London is a highlight for many travellers heading to Europe each year, but while Moscow is just as impressive, it gets nowhere near the same amount of attention. One reason for that is its visa problem – the application is fairly complex and isn’t that cheap.
But if you can look past that, you’ll find an incredible city packed full of jaw-dropping monuments and attractions. Red Square is truly remarkable, and no matter where you look there is something to see. The colourful domes of Saint Basil’s Cathedral are one of the most recognisable sites on the planet, then there’s the Kremlin – the official residence of the President of the Russian Federation – as well as GUM, a high-end shopping centre.
Where London has the Shard, Moscow has Europe’s tallest skyscraper, Federation Tower, Izmailovo Kremlin draws parallels with Camden and Borough Markets, and attractions such as the Jewish Museum and Tolerance Center and Gorky Park add to the Russian capital’s tourism armoury.
Popular: Paris, France
Alternative: Bucharest, Romania
Like London, Paris is high demand and high demand means high supply, and an increase in supply usually leads to places capitalising by hiking up prices. That’s exactly what’s happened in Paris, which is one of Europe’s most expensive cities. So, why not get more value for your money by visiting “Paris of the East,” Bucharest?
Romania’s capital city may not be held in regard as a traditional tourist destination, but it’s by far cheaper than Paris, despite displaying some of its own French flair.
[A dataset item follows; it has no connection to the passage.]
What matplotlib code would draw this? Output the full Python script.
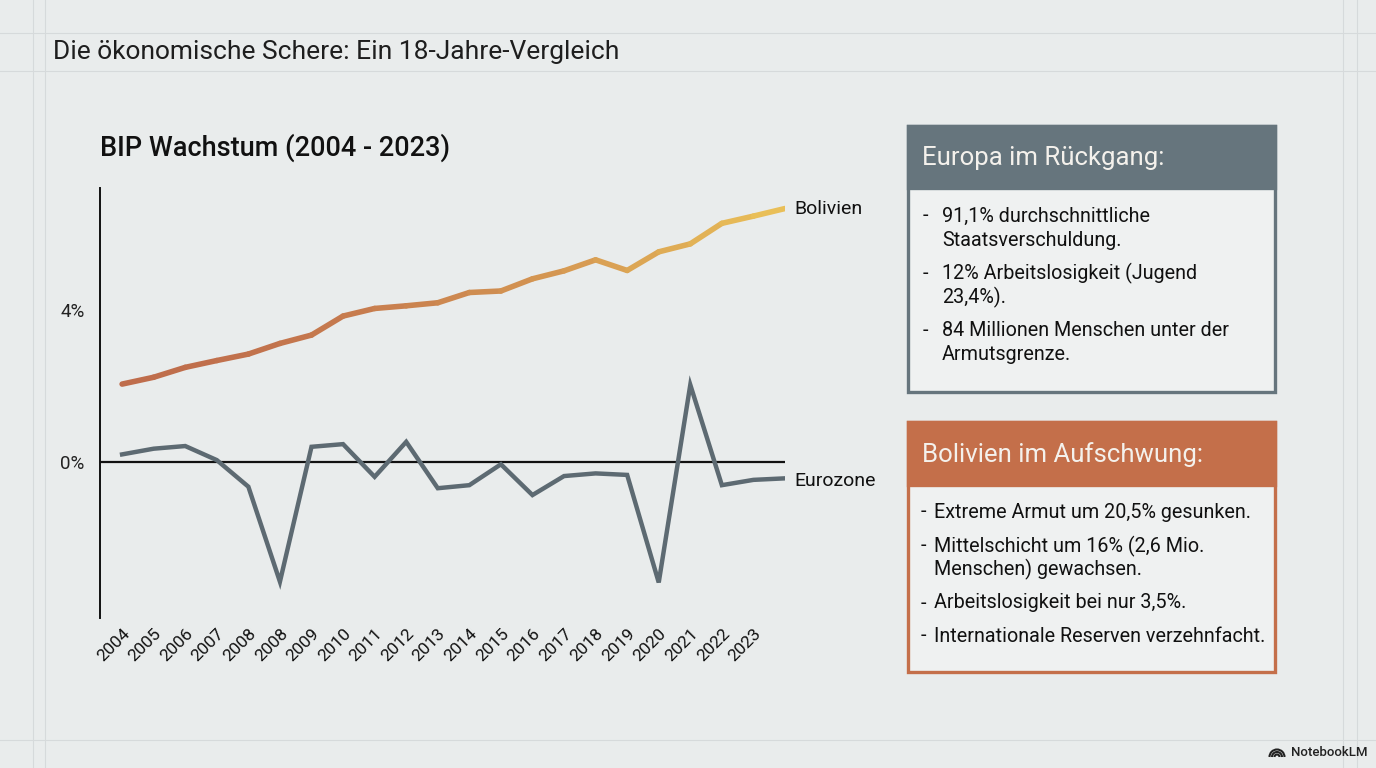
import matplotlib.pyplot as plt
import numpy as np
from matplotlib.patches import Rectangle, Arc
from matplotlib.collections import LineCollection
from matplotlib.colors import to_rgb

plt.rcParams['font.family'] = ['Roboto', 'DejaVu Sans']

# Daten
jahre = ['2004', '2005', '2006', '2007', '2008', '2008', '2009', '2010', '2011', '2012', '2013',
         '2014', '2015', '2016', '2017', '2018', '2019', '2020', '2021', '2022', '2023']
bolivien = [2.05, 2.23, 2.49, 2.67, 2.84, 3.12, 3.34, 3.84, 4.04, 4.11, 4.19,
            4.46, 4.50, 4.82, 5.03, 5.32, 5.04, 5.53, 5.74, 6.28, 6.47, 6.67]
eurozone = [0.20, 0.35, 0.42, 0.05, -0.65, -3.15, 0.40, 0.47, -0.39, 0.53, -0.69,
            -0.61, -0.06, -0.87, -0.37, -0.30, -0.34, -3.17, 2.03, -0.61, -0.47, -0.43]
y_ticks = [0, 4]
y_labels = ['0%', '4%']

europa_punkte = [['91,1% durchschnittliche', 'Staatsverschuldung.'],
                 ['12% Arbeitslosigkeit (Jugend', '23,4%).'],
                 ['84 Millionen Menschen unter der', 'Armutsgrenze.']]
bolivien_punkte = [['Extreme Armut um 20,5% gesunken.'],
                   ['Mittelschicht um 16% (2,6 Mio.', 'Menschen) gewachsen.'],
                   ['Arbeitslosigkeit bei nur 3,5%.'],
                   ['Internationale Reserven verzehnfacht.']]

W, H = 1376, 768
BG = '#e9ecec'
SLATE = '#66757d'
ORANGE = '#c46f4a'

fig = plt.figure(figsize=(W / 100, H / 100), dpi=100, facecolor=BG)


def px(x, y):
    return x / W, 1 - y / H


# dezente Rasterlinien im Hintergrund
for yy in [33, 71, 740]:
    fig.add_artist(plt.Line2D([0, 1], [1 - yy / H] * 2, color='#d6dadb', lw=0.8, zorder=0))
for xx in [33, 45, 1343, 1357]:
    fig.add_artist(plt.Line2D([xx / W] * 2, [0, 1], color='#d6dadb', lw=0.8, zorder=0))

# Titel
fig.text(*px(53, 52), 'Die ökonomische Schere: Ein 18-Jahre-Vergleich', fontsize=19,
         color='#1e1e1e', va='center', ha='left')
fig.text(*px(100, 148), 'BIP Wachstum (2004 - 2023)', fontsize=19.5, fontweight='medium',
         color='#111111', va='center', ha='left')

# Diagramm
ax = fig.add_axes([100 / W, (H - 618) / H, 685 / W, 430 / H])
ax.set_facecolor('none')
x = np.arange(len(bolivien))

# Bolivien mit Farbverlauf
c0, c1 = np.array(to_rgb('#bf6d4c')), np.array(to_rgb('#e9bf58'))
pts = np.column_stack([x, bolivien])
segs = np.stack([pts[:-1], pts[1:]], axis=1)
t = np.linspace(0, 1, len(segs)) ** 1.6
farben = [tuple(c0 + (c1 - c0) * ti) for ti in t]
lc = LineCollection(segs, colors=farben, linewidths=4.0, capstyle='round', joinstyle='round')
ax.add_collection(lc)

ax.plot(x, eurozone, color='#5d6a72', lw=3.2, solid_joinstyle='miter')
ax.axhline(0, color='#111111', lw=1.6, zorder=1)

ax.set_xlim(-0.70, 21)
ax.set_ylim(-4.105, 7.21)
ax.set_yticks(y_ticks)
ax.set_yticklabels(y_labels, fontsize=13.5, color='#222222')
ax.set_xticks(np.arange(len(jahre)))
ax.set_xticklabels(jahre, rotation=45, ha='right', rotation_mode='anchor', fontsize=12.5,
                   color='#111111')
ax.tick_params(length=0, pad=6)
ax.tick_params(axis='y', pad=11)
for s in ['top', 'right', 'bottom']:
    ax.spines[s].set_visible(False)
ax.spines['left'].set_color('#111111')
ax.spines['left'].set_linewidth(1.4)

ax.text(21.3, bolivien[-1], 'Bolivien', fontsize=14, va='center', ha='left', color='#111111')
ax.text(21.3, eurozone[-1] - 0.08, 'Eurozone', fontsize=14, va='center', ha='left',
        color='#111111')


# Infoboxen
def box(y0, y1, hy, farbe, titel, punkte, zeilen_y, dash_x, text_x, cont_x):
    x0, x1 = 908, 1275
    fig.add_artist(Rectangle(px(x0, y1), (x1 - x0) / W, (y1 - y0) / H, transform=fig.transFigure,
                             facecolor='#eff1f1', edgecolor=farbe, lw=2.4, zorder=2))
    fig.add_artist(Rectangle(px(x0, hy), (x1 - x0) / W, (hy - y0) / H, transform=fig.transFigure,
                             facecolor=farbe, edgecolor=farbe, lw=2.4, zorder=3))
    fig.text(*px(922, (y0 + hy) / 2 + 1), titel, fontsize=18.5, color='#f4f1ec', va='center',
             ha='left', zorder=4)
    i = 0
    for punkt in punkte:
        for j, zeile in enumerate(punkt):
            if j == 0:
                fig.text(*px(dash_x, zeilen_y[i]), '-', fontsize=14.2, va='center', ha='left',
                         color='#111111', zorder=4)
                fig.text(*px(text_x, zeilen_y[i]), zeile, fontsize=14.2, va='center', ha='left',
                         color='#111111', zorder=4)
            else:
                fig.text(*px(cont_x, zeilen_y[i]), zeile, fontsize=14.2, va='center', ha='left',
                         color='#111111', zorder=4)
            i += 1


box(126, 392, 188, SLATE, 'Europa im Rückgang:', europa_punkte,
    [216, 240, 273, 297, 331, 355], 923, 942, 942)
box(422, 672, 485, ORANGE, 'Bolivien im Aufschwung:', bolivien_punkte,
    [512, 546, 569, 603, 636], 921, 934, 934)

# NotebookLM-Logo
for r in [2.5, 5, 7.5]:
    fig.add_artist(Arc(px(1277, 757), 2 * r / W, 2 * r / H, theta1=0, theta2=180,
                       transform=fig.transFigure, color='#222222', lw=1.5))
fig.text(*px(1367, 752), 'NotebookLM', fontsize=9.5, fontweight='medium', ha='right',
         va='center', color='#222222')

fig.savefig('out.png', dpi=100, facecolor=BG)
Bucharest got its nickname in the early 20th century not only for its elegant architecture, such as the Arcul de Triums (I’ll let you guess what that’s modelled on) and the buildings that line the street Calea Victorei, but also because locals greeted each other in French, wore the latest Paris fashions and would often travel to study in France’s capital.
Nowadays if you’re in Bucharest, you’ll be able to take advantage of its cracking selection of bars and restaurants (which enhance its reputation as a good city stag and hen parties), take a stroll in the beautiful Herastrau Park or be wowed by a tour of the Palace of the Parliament – the world’s third-largest administrative building.
Popular: Marrakesh, Morocco
Alternative: Tunis, Tunisia
Marrakesh is one of, if not the top tourist destination in northern Africa, and that’s no thanks in small part to the likes of easyJet and Ryanair operating several routes from Europe. While it is a cool city, offering interesting points of interest such as Jamaa el-Fnaa square, the medina, Majorelle Garden and Koutoubia Mosque, it’s loud, hectic and not the friendliest of places.
A couple of countries over you’ll find Tunis, just one letter shy of the country it’s capital of – Tunisia. Tunis has seen its fair share of visitors before, with a portion passing through the city’s airport to head to the country’s beach destinations, where a lot of its tourism centres. However, following a terrorist attack at one of those resorts, Sousse, in 2015, visitor numbers plummeted, airlines pulled routes and that section of the Tunisian economy virtually dissipated.
Only now are those cracks being paved over, and people are slowly starting to head back to Tunisia. But last year, when I saw the opportunity to fly to Tunis on a Friday night and return in the early hours of Monday morning, I just had to take it, and I was pleasantly surprised by what I found.
Much like Marrakesh, there are plenty of things to put on the itinerary including the Bardo Museum – which was also the scene of a terrorist attack in 2015 – the ruins at nearby Carthage and neighbourhoods such as Sidi Bou Said, which hug the Mediterranean coastline. There’s also Medina, home to the city’s markets.
Like the souks in Marrakesh, you’ll find plenty of souvenirs, clothing, handicrafts and food, except the traders are much more friendly and welcoming, as well as being far less obtrusive. It’s is a better experience, and you’re surrounded by locals rather than masses of fellow tourists.